Copy the graphic above and let’s layer/add on the line of best fit to our graph to help us visualize the relationship. Recall from the book we will want method = "lm" and se = FALSE for this layer.
# BUILD GRAPHIC HERE
ggplot(state_sat, aes(x = teach_pay, y = sat_math)) +
geom_point(shape = 1) +
labs(
title = "Relationship between state SAT math scores and teacher pay",
x = "Median Teacher Pay (in thousands of dollars)",
y = "Mean SAT Math Score"
) +
geom_smooth(method = "lm", se = FALSE)`geom_smooth()` using formula 'y ~ x'
Task 3
Fit a model
In the last graphic we fit a simple linear regression/model to the data. We want to calculate the equation for this line and interpret its values in the context of our problem. Use lm() to calculate the model fit and store the result in math_pay_model.
# fit & store the model sat_math ~ teach_pay
#| label: fit-model
math_pay_model <- lm(sat_math ~ teach_pay, data = state_sat)Below the following R chunk is an equation for the line of best fit, but it is missing the estimated intercept (\(b_0\)) and slope (\(b_1\)). We can get these estimates by running/printing math_pay_model. We can also get them as part of a more comprehensive print out that summarizes the fitted model. The code for both are provided below.
## REMOVE eval=FALSE IN R CHUNK OPTIONS
## ASSUMES YOU HAVE CREATED math_pay_model
# just estimated coefficients
math_pay_model
Call:
lm(formula = sat_math ~ teach_pay, data = state_sat)
Coefficients:
(Intercept) teach_pay
610.40 -2.26
# estimated coefficients with std output
summary(math_pay_model)$coefficients Estimate Std. Error t value Pr(>|t|)
(Intercept) 610.395612 26.626085 22.924723 7.578726e-28
teach_pay -2.260258 0.731169 -3.091294 3.283602e-03
Replace INTERCEPT and SLOPE with there estimated values in the equation below.
\[\widehat{sat\_math} = INTERCEPT + SLOPE\left(teach\_pay \right)\] Interpret the estimated intercept and slope in context:
- Intercept: For a state with median teacher pay of $0 we would EXPECT its mean SAT math score to be about 610.
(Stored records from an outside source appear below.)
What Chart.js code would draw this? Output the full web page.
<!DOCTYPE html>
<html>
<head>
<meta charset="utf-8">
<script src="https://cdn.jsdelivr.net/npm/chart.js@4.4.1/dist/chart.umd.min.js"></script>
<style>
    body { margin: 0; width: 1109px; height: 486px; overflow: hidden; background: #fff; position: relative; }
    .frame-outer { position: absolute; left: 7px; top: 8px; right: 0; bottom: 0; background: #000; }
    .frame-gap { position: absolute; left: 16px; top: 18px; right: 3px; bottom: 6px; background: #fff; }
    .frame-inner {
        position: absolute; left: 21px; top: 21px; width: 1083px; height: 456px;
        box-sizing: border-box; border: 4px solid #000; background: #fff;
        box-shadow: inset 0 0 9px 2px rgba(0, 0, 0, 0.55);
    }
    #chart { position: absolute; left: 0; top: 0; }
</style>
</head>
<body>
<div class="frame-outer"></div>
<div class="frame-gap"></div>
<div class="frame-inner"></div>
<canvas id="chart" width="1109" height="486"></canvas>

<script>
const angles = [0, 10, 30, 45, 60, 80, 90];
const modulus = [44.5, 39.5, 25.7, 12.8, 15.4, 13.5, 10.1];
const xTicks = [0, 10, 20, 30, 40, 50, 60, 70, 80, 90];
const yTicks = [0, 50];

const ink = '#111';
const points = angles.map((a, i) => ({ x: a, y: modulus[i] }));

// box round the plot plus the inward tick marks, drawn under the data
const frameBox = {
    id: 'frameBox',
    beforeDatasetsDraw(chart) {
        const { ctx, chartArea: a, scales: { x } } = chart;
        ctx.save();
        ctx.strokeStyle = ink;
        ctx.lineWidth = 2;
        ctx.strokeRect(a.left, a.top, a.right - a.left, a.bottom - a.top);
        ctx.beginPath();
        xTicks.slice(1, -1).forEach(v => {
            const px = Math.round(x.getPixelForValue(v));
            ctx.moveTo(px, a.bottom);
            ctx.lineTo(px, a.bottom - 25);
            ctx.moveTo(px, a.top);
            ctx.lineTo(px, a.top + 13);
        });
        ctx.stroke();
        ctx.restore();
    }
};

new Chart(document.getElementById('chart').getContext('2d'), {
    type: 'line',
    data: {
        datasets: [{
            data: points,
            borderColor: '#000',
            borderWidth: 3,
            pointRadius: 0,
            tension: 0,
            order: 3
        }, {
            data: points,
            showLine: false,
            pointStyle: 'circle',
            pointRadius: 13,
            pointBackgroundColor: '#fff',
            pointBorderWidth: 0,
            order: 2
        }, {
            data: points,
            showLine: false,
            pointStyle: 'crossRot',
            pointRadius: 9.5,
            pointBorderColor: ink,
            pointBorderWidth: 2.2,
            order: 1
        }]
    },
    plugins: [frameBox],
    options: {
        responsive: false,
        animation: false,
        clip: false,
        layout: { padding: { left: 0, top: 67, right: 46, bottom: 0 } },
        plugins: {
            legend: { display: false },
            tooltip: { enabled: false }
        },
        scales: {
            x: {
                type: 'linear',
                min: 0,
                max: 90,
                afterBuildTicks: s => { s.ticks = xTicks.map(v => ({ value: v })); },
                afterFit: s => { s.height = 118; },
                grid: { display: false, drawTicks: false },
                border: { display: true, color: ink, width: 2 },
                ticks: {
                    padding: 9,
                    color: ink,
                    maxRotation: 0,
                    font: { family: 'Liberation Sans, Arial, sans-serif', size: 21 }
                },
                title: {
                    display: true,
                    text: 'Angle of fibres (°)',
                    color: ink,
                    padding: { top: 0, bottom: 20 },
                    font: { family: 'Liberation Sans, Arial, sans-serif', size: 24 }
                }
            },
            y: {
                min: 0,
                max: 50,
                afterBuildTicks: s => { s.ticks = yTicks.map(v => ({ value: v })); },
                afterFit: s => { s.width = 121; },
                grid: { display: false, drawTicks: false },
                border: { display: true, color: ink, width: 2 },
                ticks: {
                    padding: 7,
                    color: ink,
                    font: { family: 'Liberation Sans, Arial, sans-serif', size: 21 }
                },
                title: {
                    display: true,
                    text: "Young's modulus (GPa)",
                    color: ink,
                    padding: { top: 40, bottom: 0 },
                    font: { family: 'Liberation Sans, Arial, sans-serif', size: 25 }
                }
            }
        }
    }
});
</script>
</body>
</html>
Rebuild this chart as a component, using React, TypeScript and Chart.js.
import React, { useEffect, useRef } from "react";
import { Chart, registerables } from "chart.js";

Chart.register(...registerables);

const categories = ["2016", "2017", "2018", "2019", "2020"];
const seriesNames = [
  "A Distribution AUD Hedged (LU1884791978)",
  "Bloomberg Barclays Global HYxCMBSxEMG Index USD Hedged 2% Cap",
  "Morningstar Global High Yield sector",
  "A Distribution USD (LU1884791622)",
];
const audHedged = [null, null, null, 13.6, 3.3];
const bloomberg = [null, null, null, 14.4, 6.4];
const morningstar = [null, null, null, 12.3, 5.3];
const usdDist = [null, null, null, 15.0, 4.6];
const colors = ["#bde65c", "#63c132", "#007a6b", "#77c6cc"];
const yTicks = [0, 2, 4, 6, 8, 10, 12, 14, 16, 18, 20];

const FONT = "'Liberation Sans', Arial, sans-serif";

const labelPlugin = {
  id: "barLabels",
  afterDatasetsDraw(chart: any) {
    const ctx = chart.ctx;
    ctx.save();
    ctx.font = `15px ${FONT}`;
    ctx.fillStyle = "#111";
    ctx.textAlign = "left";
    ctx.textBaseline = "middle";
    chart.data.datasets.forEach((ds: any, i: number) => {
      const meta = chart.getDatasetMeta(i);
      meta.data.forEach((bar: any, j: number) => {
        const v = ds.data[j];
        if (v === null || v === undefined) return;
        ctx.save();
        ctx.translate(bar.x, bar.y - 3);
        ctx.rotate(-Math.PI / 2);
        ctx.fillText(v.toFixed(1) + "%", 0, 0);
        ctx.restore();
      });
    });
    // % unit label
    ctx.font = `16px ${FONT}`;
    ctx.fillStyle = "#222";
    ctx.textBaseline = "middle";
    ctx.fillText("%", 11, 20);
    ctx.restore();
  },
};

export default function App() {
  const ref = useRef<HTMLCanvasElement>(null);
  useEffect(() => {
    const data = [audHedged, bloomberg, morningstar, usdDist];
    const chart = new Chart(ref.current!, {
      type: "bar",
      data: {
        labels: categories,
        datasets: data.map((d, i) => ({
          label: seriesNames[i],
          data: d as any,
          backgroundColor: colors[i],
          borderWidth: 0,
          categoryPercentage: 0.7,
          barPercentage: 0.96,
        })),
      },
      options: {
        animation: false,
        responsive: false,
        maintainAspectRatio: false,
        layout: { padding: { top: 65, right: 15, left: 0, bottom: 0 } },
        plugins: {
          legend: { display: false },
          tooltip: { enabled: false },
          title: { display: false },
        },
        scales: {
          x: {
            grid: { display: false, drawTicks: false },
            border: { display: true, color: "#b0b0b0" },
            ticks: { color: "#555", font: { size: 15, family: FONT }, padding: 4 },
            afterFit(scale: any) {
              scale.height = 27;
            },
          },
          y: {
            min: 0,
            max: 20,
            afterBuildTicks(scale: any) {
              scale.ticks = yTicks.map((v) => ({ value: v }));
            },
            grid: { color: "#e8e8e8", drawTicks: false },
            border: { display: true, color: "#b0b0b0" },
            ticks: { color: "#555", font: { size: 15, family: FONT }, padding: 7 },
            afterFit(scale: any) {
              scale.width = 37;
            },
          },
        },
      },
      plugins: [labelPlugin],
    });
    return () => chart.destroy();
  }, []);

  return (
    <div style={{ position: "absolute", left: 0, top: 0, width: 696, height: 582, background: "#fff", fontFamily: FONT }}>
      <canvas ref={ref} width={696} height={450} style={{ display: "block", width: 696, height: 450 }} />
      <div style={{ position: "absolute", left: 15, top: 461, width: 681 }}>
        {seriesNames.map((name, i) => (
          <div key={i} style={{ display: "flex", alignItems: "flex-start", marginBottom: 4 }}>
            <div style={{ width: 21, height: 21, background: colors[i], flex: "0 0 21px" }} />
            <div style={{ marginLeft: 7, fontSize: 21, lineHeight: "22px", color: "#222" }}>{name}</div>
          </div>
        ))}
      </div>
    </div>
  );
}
- Slope: For each additional $1,000 in median teacher pay a state’s mean SAT math score DECREASES, on average, by about 2.26 points.
Task 4
Fitted values & residuals
Let’s take our model and calculate fitted/predicted values for each state’s mean SAT math score and compare them to their actual/observed values — residuals.
To do this:
- Begin with
state_satthen - keep the variables
state,teach_pay, andsat_math, then - create/calculate two new variables called
sat_math_hatandresidualusingmath_pay_modelwith the functionsfitted()andresiduals()respectively, then - keep only the following observations/states: South Dakota (
"SD"), Illinois ("IL"), and Florida ("FL"). Feel free to add another state of your choice.
# calculate fitted values and residuals
state_sat %>%
select(state, teach_pay, sat_math) %>%
mutate(
sat_math_hat = fitted(math_pay_model),
residual = residuals(math_pay_model)
) %>%
filter(state %in% c("SD", "IL", "FL"))# A tibble: 3 × 5
state teach_pay sat_math sat_math_hat residual
<chr> <dbl> <dbl> <dbl> <dbl>
1 FL 33.3 496 535. -39.1
2 IL 40.9 575 518. 57.0
3 SD 26.3 566 551. 15.0
Identify if the model over- or under-estimates the mean SAT math score for each state. Which of the three states does it estimate best? Worst? Does a negative residual correspond with an over- or under-estimate by the model?
Overestimates for FL and underestimates for IL and SD. It does the best at estimating SD’s mean SAT math score a worst for IL. Negative residuals correspond to overestimation by the model.
Task 5
Prediction
Suppose we told you that a mythical 52nd state existed and it paid its teacher’s a median salary of $47.5 thousand. Using the regression model, what would you estimate it’s mean SAT math score to be? Answer should be in a complete sentence.
# estimate using the equation above
610.4 - 2.26 * 47.5[1] 503.05
We would PREDICT the 52nd state to have a mean SAT math score of 500 (rounded from 503.05).